From: DGD Mailing List (Robert Forshaw)
Date: Sun Mar 28 11:22:01 2004
Subject: [DGD] parse string difficulties

Despite my best efforts I can't understand how parse string is supposed to 
work. I thought I *might* know what I was doing, when I put it to the test, 
but got some unexpected results.

Right now the reason for me employing parse_string is to interpret 
datafiles. The datafiles are meant to contain three things: operators, a 
prefix-parameter and a suffix-parameter. Operators consist of one symbol 
only and can be: '+', '-', '=', or '.'. A prefix-parameter is optional and 
appears behind the operator, a suffix-parameter is also optional and appears 
in front of it.

So an example data file might look like this:

.food
.chocolate
weight=8
layers+3
fattening=yes
strange-
smell-noxious

The prefix-parameter, operator and suffix-parameter collectively make a 
line, with newlines acting as seperators for these lines.

I want parse_string to interpret the entire datafile in one string, and 
allocate an array in the following format: ({ ({ operator, prefix-parameter, 
suffix-parameter }), ({ operator, prefix-parameter, suffix-parameter }) ... 
}).

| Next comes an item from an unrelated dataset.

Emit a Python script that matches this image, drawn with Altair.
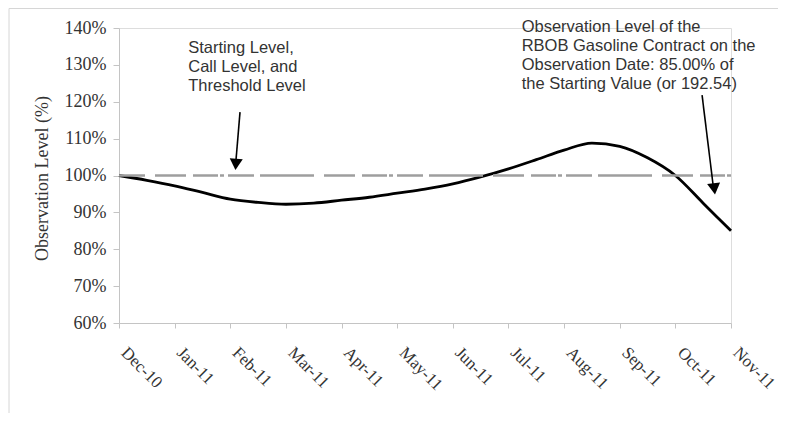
import altair as alt
import pandas as pd

# ---- data ----
months = ["Dec-10", "Jan-11", "Feb-11", "Mar-11", "Apr-11", "May-11", "Jun-11",
          "Jul-11", "Aug-11", "Sep-11", "Oct-11", "Nov-11"]
t_vals = [0, 0.5, 1, 1.5, 2, 2.5, 3, 3.5, 4, 4.5, 5, 5.5, 6, 6.5, 7, 7.5, 8,
          8.5, 9, 9.5, 10, 10.5, 11]
level = [100.0, 98.7, 97.2, 95.4, 93.6, 92.7, 92.2, 92.5, 93.3, 94.1, 95.2,
         96.3, 97.7, 99.6, 101.8, 104.3, 106.9, 108.8, 107.9, 104.8, 100.0,
         92.5, 85.0]
ref_level = 100
y_ticks = [60, 70, 80, 90, 100, 110, 120, 130, 140]

note_text = ["Starting Level,\nCall Level, and\nThreshold Level",
             "Observation Level of the\nRBOB Gasoline Contract on the\n"
             "Observation Date: 85.00% of\nthe Starting Value (or 192.54)"]
note_x = [1.245, 7.237]
note_y = [133.1, 138.8]

arrow_x0 = [2.175, 10.48]
arrow_y0 = [117.2, 121.8]
arrow_x1 = [2.103, 10.676]
arrow_y1 = [104.2, 97.7]
head_x = [2.100, 10.70]
head_y = [103.0, 96.4]
head_angle = [4, 353]

# ---- tables ----
curve = pd.DataFrame({"t": t_vals, "level": level})
ref = pd.DataFrame({"t0": [0], "t1": [len(months) - 1], "v": [ref_level]})
notes = pd.DataFrame({"x": note_x, "y": note_y, "text": note_text})
arrows = pd.DataFrame({"x0": arrow_x0, "y0": arrow_y0, "x1": arrow_x1, "y1": arrow_y1,
                       "hx": head_x, "hy": head_y, "ang": head_angle})
one = pd.DataFrame({"a": [0]})

label_list = "[" + ",".join("'" + m + "'" for m in months) + "]"

xscale = alt.Scale(domain=[0, len(months) - 1], nice=False, zero=False)
yscale = alt.Scale(domain=[60, 140], nice=False, zero=False)

x_axis = alt.Axis(values=list(range(len(months))), labelExpr=label_list + "[datum.value]",
                  title=None, grid=False, labelAngle=45, labelFont="Liberation Serif",
                  labelFontSize=17, labelColor="#333", labelPadding=16, labelOffset=10,
                  labelOverlap=False, labelBound=False,
                  tickSize=5, tickColor="#c4c4c4", domainColor="#c4c4c4")
y_axis = alt.Axis(values=y_ticks, labelExpr="datum.value + '%'", grid=False,
                  title="Observation Level (%)", titleFont="Liberation Serif",
                  titleFontSize=18, titleFontWeight="normal", titleColor="#333",
                  titleX=-77, titleY=150, titleAlign="center", titleBaseline="middle",
                  titleAngle=270, labelOverlap=False, labelBound=False,
                  labelFont="Liberation Serif", labelFontSize=18, labelColor="#333",
                  labelPadding=7, tickSize=6, tickColor="#c4c4c4", domainColor="#c4c4c4")

base_line = alt.Chart(curve).mark_line(color="black", strokeWidth=2.8,
                                       interpolate="monotone").encode(
    x=alt.X("t:Q", scale=xscale, axis=x_axis),
    y=alt.Y("level:Q", scale=yscale, axis=y_axis),
)

ref_rule = alt.Chart(ref).mark_rule(color="#9e9e9e", strokeWidth=2.5,
                                    strokeDash=[54, 10, 31, 7, 25, 2, 4, 4, 26, 6],
                                    strokeDashOffset=28).encode(
    x=alt.X("t0:Q", scale=xscale, axis=x_axis), x2="t1:Q",
    y=alt.Y("v:Q", scale=yscale, axis=y_axis)
)

note_marks = alt.Chart(notes).mark_text(align="left", baseline="alphabetic",
                                        font="Liberation Sans", fontSize=16.5,
                                        color="#333", lineBreak="\n",
                                        lineHeight=19).encode(
    x=alt.X("x:Q", scale=xscale, axis=x_axis),
    y=alt.Y("y:Q", scale=yscale, axis=y_axis), text="text:N"
)

shafts = alt.Chart(arrows).mark_rule(color="black", strokeWidth=1.6).encode(
    x=alt.X("x0:Q", scale=xscale, axis=x_axis), y=alt.Y("y0:Q", scale=yscale, axis=y_axis),
    x2="x1:Q", y2="y1:Q"
)
heads = alt.Chart(arrows).mark_point(shape="triangle-down", filled=True, size=170,
                                     color="black", opacity=1).encode(
    x=alt.X("hx:Q", scale=xscale, axis=x_axis), y=alt.Y("hy:Q", scale=yscale, axis=y_axis),
    angle=alt.Angle("ang:Q", scale=None)
)

border_left = alt.Chart(one).mark_rule(color="#d6d6d6", strokeWidth=1).encode(
    x=alt.value(-110), y=alt.value(-19.5), y2=alt.value(385))
border_top = alt.Chart(one).mark_rule(color="#d6d6d6", strokeWidth=1).encode(
    x=alt.value(-110), x2=alt.value(659), y=alt.value(-19.5))

chart = alt.layer(base_line, border_left, border_top, ref_rule, note_marks, shafts,
                  heads).properties(
    width=612, height=295,
    padding={"left": 111, "top": 20, "right": 47, "bottom": 90},
    autosize=alt.AutoSizeParams(type="none"),
).configure_view(stroke=None).configure(background="white")

chart.save("out.html", embed_options={"renderer": "svg", "actions": False})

If a prefix-parameter or suffix parameter is occluded, that respective 
element in the returned array will be nil.


So in the example:

.food
.chocolate
weight=8
layers+3
fattening=yes
strange-
smell-noxious

it would return:


({ ({ ".", nil, "food" }), ({ ".", "nil", "chocolate" }), ({ "=", "weight", 
"8" }), ({ "+", "layers", "3"}),
    ({ "=", "fattening", "yes" }), ({ "-", "strange", nil }), ({ "-", 
"smell", "noxious" }) })

Call me stupid, call me what you like, but I can't figure out how to 
accomplish this using parse_string. I can't even do something much simpler, 
like parseing a single line. Here:

ar = parse_string(
        "whitespace = /[\b\r\n\t ]+/" +
        "word       = /[a-zA-Z]+/" +
        "operator   = /[\.\+\=\-]+/" +
        "SENTENCE   : operator word operator",
        "property+value");

Now this returns nil, but I want it to return ({ "property", "+", "value" 
}).

And for some bizzare reason, changing the operator regexp so that it only 
detects "+":

ar = parse_string(
        "whitespace = /[\b\r\n\t ]+/" +
        "word       = /[a-zA-Z]+/" +
        "operator   = /++/" +
        "SENTENCE   : operator word operator",
        "property+value");

Causes a malformed rule error.

I seriously don't know what I'm doing here. It would be most helpful if 
someone could show me line for line how to write a grammar that interprets 
my datafiles, that would help me relate to what the function is doing. 
Anyway, all help is appreciated...

_________________________________________________________________
Express yourself with cool new emoticons http://www.msn.co.uk/specials/myemo


From: DGD Mailing List (Erwin Harte)
Date: Sun Mar 28 12:55:02 2004
Subject: [DGD] Re: parse string difficulties

On Sun, Mar 28, 2004 at 05:20:56PM +0000, Robert Forshaw wrote:
> Despite my best efforts I can't understand how parse string is supposed to 
> work. I thought I *might* know what I was doing, when I put it to the test, 
> but got some unexpected results.
[...]
> I seriously don't know what I'm doing here. It would be most helpful if 
> someone could show me line for line how to write a grammar that interprets 
> my datafiles, that would help me relate to what the function is doing. 
> Anyway, all help is appreciated...

I like a challenge like that and did some experimenting.  This is the
grammar I came up with:

    string query_grammar()
    {   
	return
	    "whitespace = /[\b\r\t ]+/\n" +
	    "newline    = /\n/\n" +
	    "word       = /[a-zA-Z0-9]+/\n" +
	    "operator   = /[\\.\\+\\=\\-]+/\n" +

	    "SENTENCE   : OPERATION          ? fun_a\n" +
	    "SENTENCE   : SENTENCE OPERATION ? fun_b\n" +

	    "OPERATION  : word operator word newline ? fun_1\n" +
	    "OPERATION  : word operator      newline ? fun_2\n" +
	    "OPERATION  :      operator word newline ? fun_3\n";
    }

You need to double-escape the ., +, = and - so that the parse_string()
kfun actually _sees_ \. while "\." is identical to "." (hope that made
sense).  You didn't include digits in your original word regexp.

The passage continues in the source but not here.